Another Step Down the Rabbit Hole
By Data Nerd
On Tuesday, May 7 at 9:53 p.m., the Center for Medicare and Medicaid Services released a new open dataset to shed light on hospital pricing variations. The Times and The Washington Post (among others) published lengthy online articles (presumably overnight), complete with data visualizations to assist consumers in understanding the vast differences between what hospitals charge Medicare for their services. CMS released state and national averages a week later after The Washington Post published an article aggregating the data for comparison on the state level.
On the first day of its release, the dataset was downloaded over 100,000 times, displaying the large appetite that the public has for open healthcare pricing data. What is unfortunate is that this data set is fundamentally flawed for the purpose for which it was made public.

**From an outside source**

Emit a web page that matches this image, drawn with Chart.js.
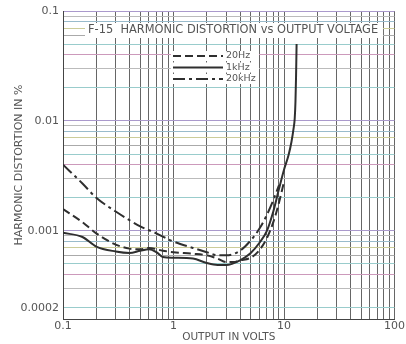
<!DOCTYPE html>
<html>
<head>
<meta charset="utf-8">
<script src="https://cdn.jsdelivr.net/npm/chart.js@4/dist/chart.umd.min.js"></script>
<style>
  html, body { margin: 0; padding: 0; background: #fff; }
  #wrap { width: 406px; height: 344px; position: relative; }
</style>
</head>
<body>
<div id="wrap"><canvas id="grafico"></canvas></div>
<script>
// valores (tensão em V, distorção em %)
const volts20Hz = [0.1, 0.15, 0.2, 0.3, 0.4, 0.5, 0.6, 0.8, 1, 1.5, 2, 2.5, 3, 3.5, 4, 5, 6, 7, 8, 9, 10];
const dist20Hz  = [0.00158, 0.0012, 0.00095, 0.00075, 0.00069, 0.00068, 0.0007, 0.00066, 0.00064, 0.00062, 0.0006, 0.00056, 0.00052, 0.00052, 0.00054, 0.00057, 0.00067, 0.00086, 0.0012, 0.0018, 0.0028];

const volts1k = [0.1, 0.15, 0.2, 0.3, 0.4, 0.5, 0.6, 0.7, 0.8, 1, 1.5, 2, 2.5, 3, 4, 5, 6, 7, 8, 9, 10, 11, 11.7, 12.2, 12.5, 12.7, 12.85, 13];
const dist1k  = [0.00096, 0.00088, 0.00072, 0.00065, 0.00063, 0.00066, 0.00068, 0.00064, 0.00058, 0.00057, 0.00056, 0.00051, 0.00049, 0.00049, 0.00054, 0.00063, 0.00078, 0.001, 0.0015, 0.0024, 0.0036, 0.0049, 0.0065, 0.0085, 0.0105, 0.015, 0.025, 0.05];

const volts20k = [0.1, 0.15, 0.2, 0.3, 0.4, 0.5, 0.7, 1, 1.5, 2, 2.5, 3, 4, 5, 6, 7, 8, 9];
const dist20k  = [0.004, 0.0027, 0.002, 0.0015, 0.00125, 0.0011, 0.00095, 0.0008, 0.0007, 0.00064, 0.0006, 0.0006, 0.00066, 0.00082, 0.00105, 0.0014, 0.0019, 0.0026];

const legendas = ['20Hz', '1kHz', '20kHz'];
const tracos = [[8, 4], [], [12, 4, 3, 4]];

const xTickLabels = ['0.1', '1', '10', '100'];
const yTickLabels = ['0.1', '0.01', '0.001', '0.0002'];
const tituloGrafico = 'F-15  HARMONIC DISTORTION vs OUTPUT VOLTAGE';

function pares(xs, ys) {
    return xs.map((x, i) => ({ x: x, y: ys[i] }));
}

// posições das linhas de grade (log 1..9 por década)
function ticksLog(min, max) {
    const out = [];
    for (let d = -5; d <= 3; d++) {
        for (let m = 1; m <= 9; m++) {
            const v = parseFloat((m * Math.pow(10, d)).toPrecision(3));
            if (v >= min - 1e-12 && v <= max + 1e-12) out.push(v);
        }
    }
    return out;
}

const fonte = 'DejaVu Sans';
const corTexto = '#555';
const corLinha = '#2f2f2f';
const tintas = ['#9cc', '#bbb', '#c9b', '#9cc', '#aaa', '#cc9', '#9bc', '#bbb', '#a9c'];

const pluginTextos = {
    id: 'textos',
    afterDatasetsDraw(chart) {
        const ctx = chart.ctx;
        const a = chart.chartArea;
        ctx.save();
        ctx.font = '11.4px "' + fonte + '"';
        ctx.textBaseline = 'middle';
        // título dentro da área
        const tw = ctx.measureText(tituloGrafico).width;
        ctx.fillStyle = '#fff';
        ctx.fillRect(a.left + 22, a.top + 12, tw + 8, 15);
        ctx.fillStyle = corTexto;
        ctx.fillText(tituloGrafico, a.left + 25, a.top + 19);
        // legenda
        ctx.font = '9.5px "' + fonte + '"';
        const x0 = a.left + 110, y0 = a.top + 45;
        legendas.forEach((t, i) => {
            const y = y0 + i * 11.5;
            ctx.fillStyle = '#fff';
            ctx.fillRect(x0 - 2, y - 5, 88, 10);
            ctx.strokeStyle = corLinha;
            ctx.lineWidth = 2;
            ctx.setLineDash(tracos[i]);
            ctx.beginPath();
            ctx.moveTo(x0, y);
            ctx.lineTo(x0 + 50, y);
            ctx.stroke();
            ctx.setLineDash([]);
            ctx.fillStyle = corTexto;
            ctx.fillText(t, x0 + 53, y);
        });
        ctx.restore();
    }
};

const datasets = [
    { label: legendas[0], data: pares(volts20Hz, dist20Hz), borderDash: tracos[0] },
    { label: legendas[1], data: pares(volts1k, dist1k), borderDash: tracos[1] },
    { label: legendas[2], data: pares(volts20k, dist20k), borderDash: tracos[2] }
].map(d => Object.assign(d, {
    borderColor: corLinha,
    borderWidth: 2,
    pointRadius: 0,
    cubicInterpolationMode: 'monotone',
    fill: false
}));

new Chart(document.getElementById('grafico').getContext('2d'), {
    type: 'line',
    data: { datasets: datasets },
    plugins: [pluginTextos],
    options: {
        responsive: true,
        maintainAspectRatio: false,
        animation: false,
        layout: { padding: { top: 11, right: 11, left: 0, bottom: 0 } },
        plugins: {
            legend: { display: false },
            tooltip: { enabled: false }
        },
        scales: {
            x: {
                type: 'logarithmic',
                min: 0.1,
                max: 100,
                afterBuildTicks(scale) {
                    scale.ticks = ticksLog(0.1, 100).map(v => ({ value: v }));
                },
                afterFit(scale) { scale.height = 25; },
                ticks: {
                    autoSkip: false,
                    maxRotation: 0,
                    padding: 1,
                    color: corTexto,
                    font: { family: fonte, size: 11 },
                    callback(v) {
                        const s = String(parseFloat(Number(v).toPrecision(3)));
                        return xTickLabels.includes(s) ? s : '';
                    }
                },
                grid: { color: '#666', lineWidth: 1, drawTicks: false },
                border: { color: '#444', width: 1 },
                title: {
                    display: true,
                    text: 'OUTPUT IN VOLTS',
                    color: corTexto,
                    font: { family: fonte, size: 10.5 },
                    padding: { top: -5, bottom: 0 }
                }
            },
            y: {
                type: 'logarithmic',
                min: 0.000158,
                max: 0.1,
                afterBuildTicks(scale) {
                    scale.ticks = ticksLog(0.0002, 0.1).map(v => ({ value: v }));
                },
                afterFit(scale) { scale.width = 63; },
                ticks: {
                    autoSkip: false,
                    padding: 4,
                    color: corTexto,
                    font: { family: fonte, size: 11 },
                    callback(v) {
                        const s = String(parseFloat(Number(v).toPrecision(3)));
                        return yTickLabels.includes(s) ? s : '';
                    }
                },
                grid: {
                    color: c => tintas[c.index % tintas.length],
                    lineWidth: 1,
                    drawTicks: false
                },
                border: { color: '#444', width: 1 },
                title: {
                    display: true,
                    text: 'HARMONIC DISTORTION IN %',
                    color: corTexto,
                    font: { family: fonte, size: 11 },
                    padding: { top: 13, bottom: 0 }
                }
            }
        }
    }
});
</script>
</body>
</html>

In the age of high(er)-tech journalism, I was disappointed to read article after article that overlooked the data documentation and went straight to the numbers and visualizations that could be concocted. Even HHS’s own chief technology officer got it wrong when he referred to the data as, “The actual prices that hospitals charge Medicare for the top 100 procedures across the country.”
The data given are not the top 100 procedures. They are the top 100 DRGs, which means that in any given claim, there could have been anywhere between one and 25 procedures performed (and they do vary, wildly.)

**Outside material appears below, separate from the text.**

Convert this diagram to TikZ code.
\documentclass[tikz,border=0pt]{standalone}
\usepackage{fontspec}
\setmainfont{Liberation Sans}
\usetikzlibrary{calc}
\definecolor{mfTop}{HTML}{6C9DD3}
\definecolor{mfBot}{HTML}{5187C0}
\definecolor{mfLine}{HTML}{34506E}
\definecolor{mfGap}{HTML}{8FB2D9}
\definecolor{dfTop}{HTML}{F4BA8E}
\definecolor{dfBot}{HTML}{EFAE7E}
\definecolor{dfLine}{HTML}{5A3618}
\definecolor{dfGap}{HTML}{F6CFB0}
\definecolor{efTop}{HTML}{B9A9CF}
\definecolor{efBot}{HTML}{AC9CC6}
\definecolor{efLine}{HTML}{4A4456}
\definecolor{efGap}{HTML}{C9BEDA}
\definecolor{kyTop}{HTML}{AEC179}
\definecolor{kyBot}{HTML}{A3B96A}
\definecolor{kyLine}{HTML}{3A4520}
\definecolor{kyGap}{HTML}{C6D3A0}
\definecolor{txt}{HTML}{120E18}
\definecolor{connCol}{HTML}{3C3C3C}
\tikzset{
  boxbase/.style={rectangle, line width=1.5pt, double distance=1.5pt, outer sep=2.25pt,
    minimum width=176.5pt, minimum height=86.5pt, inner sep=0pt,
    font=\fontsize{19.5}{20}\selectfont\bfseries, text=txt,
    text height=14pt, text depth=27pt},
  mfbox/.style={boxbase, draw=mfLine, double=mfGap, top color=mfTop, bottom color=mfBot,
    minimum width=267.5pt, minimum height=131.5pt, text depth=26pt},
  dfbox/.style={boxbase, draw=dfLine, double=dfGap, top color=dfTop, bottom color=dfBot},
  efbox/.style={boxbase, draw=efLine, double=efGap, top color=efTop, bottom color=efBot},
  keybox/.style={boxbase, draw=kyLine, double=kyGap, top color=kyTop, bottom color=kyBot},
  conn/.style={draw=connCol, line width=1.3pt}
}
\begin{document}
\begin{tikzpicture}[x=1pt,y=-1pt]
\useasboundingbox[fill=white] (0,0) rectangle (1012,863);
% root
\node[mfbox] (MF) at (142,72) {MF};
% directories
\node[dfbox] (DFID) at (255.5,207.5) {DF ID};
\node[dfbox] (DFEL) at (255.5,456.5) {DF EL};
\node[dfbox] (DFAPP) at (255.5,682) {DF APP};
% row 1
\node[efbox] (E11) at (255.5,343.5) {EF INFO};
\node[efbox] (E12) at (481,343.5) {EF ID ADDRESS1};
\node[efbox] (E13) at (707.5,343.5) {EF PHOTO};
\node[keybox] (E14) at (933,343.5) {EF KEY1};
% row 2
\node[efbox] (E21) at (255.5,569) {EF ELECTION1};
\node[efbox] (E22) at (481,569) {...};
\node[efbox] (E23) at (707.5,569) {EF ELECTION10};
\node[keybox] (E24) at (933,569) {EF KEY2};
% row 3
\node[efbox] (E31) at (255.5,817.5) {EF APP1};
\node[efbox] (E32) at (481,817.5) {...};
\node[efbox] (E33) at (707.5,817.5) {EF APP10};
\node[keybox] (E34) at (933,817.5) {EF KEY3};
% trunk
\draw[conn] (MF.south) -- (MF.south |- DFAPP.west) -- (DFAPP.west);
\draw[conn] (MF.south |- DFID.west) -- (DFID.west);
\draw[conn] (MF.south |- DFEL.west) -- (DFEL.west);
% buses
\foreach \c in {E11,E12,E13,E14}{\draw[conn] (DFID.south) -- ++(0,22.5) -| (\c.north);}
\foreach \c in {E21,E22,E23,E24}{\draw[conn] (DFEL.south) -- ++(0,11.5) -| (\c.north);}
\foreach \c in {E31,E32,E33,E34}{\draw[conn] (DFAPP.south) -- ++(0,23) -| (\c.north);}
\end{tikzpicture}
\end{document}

If the goal is to compare hospital’s charge rates, you need a normalized cohort. Or in layman’s terms, you need to compare apples to apples instead of kumquats to grapefruits. People with the same DRG suffer from the same diagnosis and often share similar courses of treatment, but wouldn’t a better analysis look at patients that all had the same procedures?
A DRG is a diagnostic related group, a very broad categorization of the primary diagnosis that the hospital is treating. A claim only has one DRG, but can have anywhere between one and 25 procedure codes. The data as it is currently presented is inherently incapable of pointing to charging discrepancies because a claim could be charging for one procedure or 25.
Personally, I think the move was more of an administrative muscle flex going into the healthcare exchanges set to open in October — fueled by the threat of public perception rather than an attempt to shed (non-refracted) light on the subject. A more accurate approach would have been to isolate claims where only one procedure was performed and provide the average charge or reimbursement data for those. Unfortunately, CMS charges nearly $4,000 for the data in a format that would allow this type of analysis.
This open dataset is another unfortunate example about our exuberance for “big data” giving way to our human propensity to under-analyze and take misinformed baby steps toward a greater goal, however noble it may be. As more and more data is presented for public digestion, its dissemination must be properly documented and cited if it is to be used to drive analytical outcomes.